This month, the state Board of Animal Health posted a list of the first seven licensed dog and cat breeders in Minnesota, including A maze'n Farmyard and Dog Gone Cute Puppies.
That's the sum total of the information available to the public under the state's new program to oversee commercial breeders. The Legislature made everything else secret.
The address, owner, number of animals: all confidential.
When inspectors look for violations at a kennel, their reports aren't public.
If conditions are so appalling that the state revokes a pet breeder's license, Minnesotans have no legal right to know about it.
Day-care centers, nail salons, nursing homes, lawyers, chiropractors and every other regulated profession and facility in Minnesota seem to thrive with their licensing records open to the public. Yet the industry of breeding cats and dogs is apparently so sensitive that it cannot survive the same scrutiny.

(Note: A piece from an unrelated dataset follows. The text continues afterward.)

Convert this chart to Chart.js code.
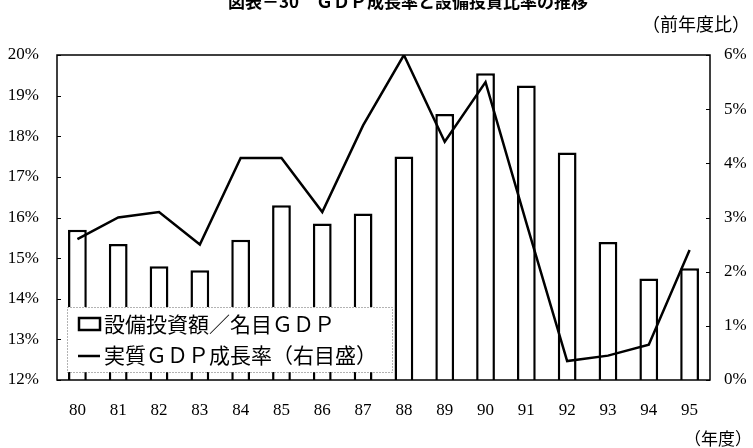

To understand how this happened, I talked to some folks at the Board of Animal Health, who said they took no position on the secrecy issue when the bill was under negotiation. They sent me to Belinda Donley, the current president of the Minnesota Pet Breeders Association.
Donley raises miniature schnauzers and cairn terriers (the breed that gave us Toto from the Wizard of Oz) in Park Rapids, Minn. She blames what she calls "ARs," short for animal rights activists, for creating such a hostile environment that her industry demanded privacy in its dealings with government.